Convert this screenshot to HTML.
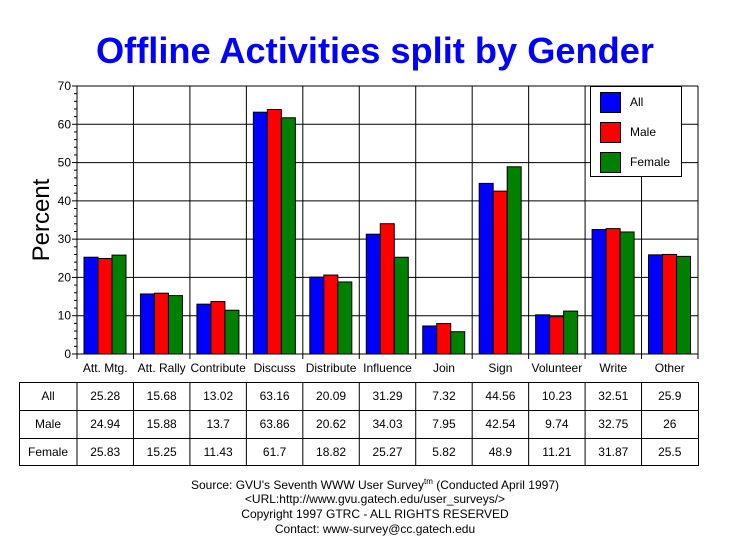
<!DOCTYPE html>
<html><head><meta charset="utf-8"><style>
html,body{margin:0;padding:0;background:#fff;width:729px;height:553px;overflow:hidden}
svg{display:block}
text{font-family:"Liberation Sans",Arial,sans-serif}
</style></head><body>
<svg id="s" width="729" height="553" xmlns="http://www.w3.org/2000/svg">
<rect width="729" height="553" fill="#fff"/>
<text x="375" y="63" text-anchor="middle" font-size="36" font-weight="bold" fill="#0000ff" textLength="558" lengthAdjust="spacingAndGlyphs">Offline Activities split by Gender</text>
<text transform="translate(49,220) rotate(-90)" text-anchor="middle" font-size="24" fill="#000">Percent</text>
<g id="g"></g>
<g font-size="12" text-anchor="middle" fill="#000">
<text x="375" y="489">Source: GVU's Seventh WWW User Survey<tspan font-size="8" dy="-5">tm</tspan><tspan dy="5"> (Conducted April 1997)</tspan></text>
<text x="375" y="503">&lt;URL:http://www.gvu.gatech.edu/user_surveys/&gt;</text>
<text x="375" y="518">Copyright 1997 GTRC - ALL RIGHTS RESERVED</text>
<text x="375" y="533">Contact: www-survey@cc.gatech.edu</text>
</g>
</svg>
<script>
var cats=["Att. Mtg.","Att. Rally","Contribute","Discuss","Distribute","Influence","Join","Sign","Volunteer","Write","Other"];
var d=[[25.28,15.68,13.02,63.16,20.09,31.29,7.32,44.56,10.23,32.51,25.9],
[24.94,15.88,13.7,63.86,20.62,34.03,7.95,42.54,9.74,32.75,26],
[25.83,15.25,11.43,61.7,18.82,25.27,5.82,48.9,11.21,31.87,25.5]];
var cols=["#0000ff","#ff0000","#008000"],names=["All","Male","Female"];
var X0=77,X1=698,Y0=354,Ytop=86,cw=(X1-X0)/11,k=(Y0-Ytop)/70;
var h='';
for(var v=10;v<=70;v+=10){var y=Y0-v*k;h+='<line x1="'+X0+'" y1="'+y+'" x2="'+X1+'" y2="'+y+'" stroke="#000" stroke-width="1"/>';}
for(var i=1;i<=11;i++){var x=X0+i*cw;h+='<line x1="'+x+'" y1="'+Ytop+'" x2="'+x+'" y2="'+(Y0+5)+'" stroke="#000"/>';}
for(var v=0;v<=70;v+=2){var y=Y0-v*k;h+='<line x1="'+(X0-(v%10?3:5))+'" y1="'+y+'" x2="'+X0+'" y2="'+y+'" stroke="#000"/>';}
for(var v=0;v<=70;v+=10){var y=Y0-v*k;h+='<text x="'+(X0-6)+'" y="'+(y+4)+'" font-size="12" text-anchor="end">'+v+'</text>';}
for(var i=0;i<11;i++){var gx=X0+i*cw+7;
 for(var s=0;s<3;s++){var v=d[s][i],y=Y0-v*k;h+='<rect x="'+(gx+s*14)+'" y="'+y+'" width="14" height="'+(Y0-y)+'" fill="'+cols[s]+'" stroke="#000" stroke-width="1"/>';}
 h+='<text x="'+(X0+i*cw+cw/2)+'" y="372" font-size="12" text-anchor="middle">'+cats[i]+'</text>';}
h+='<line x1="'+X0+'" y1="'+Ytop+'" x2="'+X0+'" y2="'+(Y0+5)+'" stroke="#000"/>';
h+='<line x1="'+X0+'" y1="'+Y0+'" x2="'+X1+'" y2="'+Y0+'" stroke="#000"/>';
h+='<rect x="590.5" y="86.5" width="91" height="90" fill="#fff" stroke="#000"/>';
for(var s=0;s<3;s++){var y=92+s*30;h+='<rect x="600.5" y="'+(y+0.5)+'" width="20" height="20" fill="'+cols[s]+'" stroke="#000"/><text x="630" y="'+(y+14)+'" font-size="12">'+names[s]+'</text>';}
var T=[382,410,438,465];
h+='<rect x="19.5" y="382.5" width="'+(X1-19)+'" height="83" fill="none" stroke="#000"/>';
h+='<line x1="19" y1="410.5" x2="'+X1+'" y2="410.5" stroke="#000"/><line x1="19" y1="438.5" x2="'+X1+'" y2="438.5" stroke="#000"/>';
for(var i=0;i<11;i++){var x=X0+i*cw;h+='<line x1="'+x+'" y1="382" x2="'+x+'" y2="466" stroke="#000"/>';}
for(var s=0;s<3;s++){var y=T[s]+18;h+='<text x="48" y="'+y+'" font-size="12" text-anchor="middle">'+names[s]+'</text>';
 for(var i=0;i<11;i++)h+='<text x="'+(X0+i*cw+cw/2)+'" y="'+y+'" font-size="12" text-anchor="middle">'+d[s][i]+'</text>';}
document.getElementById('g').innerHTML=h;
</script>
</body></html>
○ ○ ○ ○ ○ ○ ○
Copy out all the data exactly; skip the pictures.

Convert this screenshot to HTML.
<!DOCTYPE html>
<html><head><meta charset="utf-8"><style>
html,body{margin:0;padding:0;background:#fff;width:729px;height:553px;overflow:hidden}
svg{display:block}
text{font-family:"Liberation Sans",Arial,sans-serif}
</style></head><body>
<svg id="s" width="729" height="553" xmlns="http://www.w3.org/2000/svg">
<rect width="729" height="553" fill="#fff"/>
<text x="375" y="63" text-anchor="middle" font-size="36" font-weight="bold" fill="#0000ff" textLength="558" lengthAdjust="spacingAndGlyphs">Offline Activities split by Gender</text>
<text transform="translate(49,220) rotate(-90)" text-anchor="middle" font-size="24" fill="#000">Percent</text>
<g id="g"></g>
<g font-size="12" text-anchor="middle" fill="#000">
<text x="375" y="489">Source: GVU's Seventh WWW User Survey<tspan font-size="8" dy="-5">tm</tspan><tspan dy="5"> (Conducted April 1997)</tspan></text>
<text x="375" y="503">&lt;URL:http://www.gvu.gatech.edu/user_surveys/&gt;</text>
<text x="375" y="518">Copyright 1997 GTRC - ALL RIGHTS RESERVED</text>
<text x="375" y="533">Contact: www-survey@cc.gatech.edu</text>
</g>
</svg>
<script>
var cats=["Att. Mtg.","Att. Rally","Contribute","Discuss","Distribute","Influence","Join","Sign","Volunteer","Write","Other"];
var d=[[25.28,15.68,13.02,63.16,20.09,31.29,7.32,44.56,10.23,32.51,25.9],
[24.94,15.88,13.7,63.86,20.62,34.03,7.95,42.54,9.74,32.75,26],
[25.83,15.25,11.43,61.7,18.82,25.27,5.82,48.9,11.21,31.87,25.5]];
var cols=["#0000ff","#ff0000","#008000"],names=["All","Male","Female"];
var X0=77,X1=698,Y0=354,Ytop=86,cw=(X1-X0)/11,k=(Y0-Ytop)/70;
var h='';
for(var v=10;v<=70;v+=10){var y=Y0-v*k;h+='<line x1="'+X0+'" y1="'+y+'" x2="'+X1+'" y2="'+y+'" stroke="#000" stroke-width="1"/>';}
for(var i=1;i<=11;i++){var x=X0+i*cw;h+='<line x1="'+x+'" y1="'+Ytop+'" x2="'+x+'" y2="'+(Y0+5)+'" stroke="#000"/>';}
for(var v=0;v<=70;v+=2){var y=Y0-v*k;h+='<line x1="'+(X0-(v%10?3:5))+'" y1="'+y+'" x2="'+X0+'" y2="'+y+'" stroke="#000"/>';}
for(var v=0;v<=70;v+=10){var y=Y0-v*k;h+='<text x="'+(X0-6)+'" y="'+(y+4)+'" font-size="12" text-anchor="end">'+v+'</text>';}
for(var i=0;i<11;i++){var gx=X0+i*cw+7;
 for(var s=0;s<3;s++){var v=d[s][i],y=Y0-v*k;h+='<rect x="'+(gx+s*14)+'" y="'+y+'" width="14" height="'+(Y0-y)+'" fill="'+cols[s]+'" stroke="#000" stroke-width="1"/>';}
 h+='<text x="'+(X0+i*cw+cw/2)+'" y="372" font-size="12" text-anchor="middle">'+cats[i]+'</text>';}
h+='<line x1="'+X0+'" y1="'+Ytop+'" x2="'+X0+'" y2="'+(Y0+5)+'" stroke="#000"/>';
h+='<line x1="'+X0+'" y1="'+Y0+'" x2="'+X1+'" y2="'+Y0+'" stroke="#000"/>';
h+='<rect x="590.5" y="86.5" width="91" height="90" fill="#fff" stroke="#000"/>';
for(var s=0;s<3;s++){var y=92+s*30;h+='<rect x="600.5" y="'+(y+0.5)+'" width="20" height="20" fill="'+cols[s]+'" stroke="#000"/><text x="630" y="'+(y+14)+'" font-size="12">'+names[s]+'</text>';}
var T=[382,410,438,465];
h+='<rect x="19.5" y="382.5" width="'+(X1-19)+'" height="83" fill="none" stroke="#000"/>';
h+='<line x1="19" y1="410.5" x2="'+X1+'" y2="410.5" stroke="#000"/><line x1="19" y1="438.5" x2="'+X1+'" y2="438.5" stroke="#000"/>';
for(var i=0;i<11;i++){var x=X0+i*cw;h+='<line x1="'+x+'" y1="382" x2="'+x+'" y2="466" stroke="#000"/>';}
for(var s=0;s<3;s++){var y=T[s]+18;h+='<text x="48" y="'+y+'" font-size="12" text-anchor="middle">'+names[s]+'</text>';
 for(var i=0;i<11;i++)h+='<text x="'+(X0+i*cw+cw/2)+'" y="'+y+'" font-size="12" text-anchor="middle">'+d[s][i]+'</text>';}
document.getElementById('g').innerHTML=h;
</script>
</body></html>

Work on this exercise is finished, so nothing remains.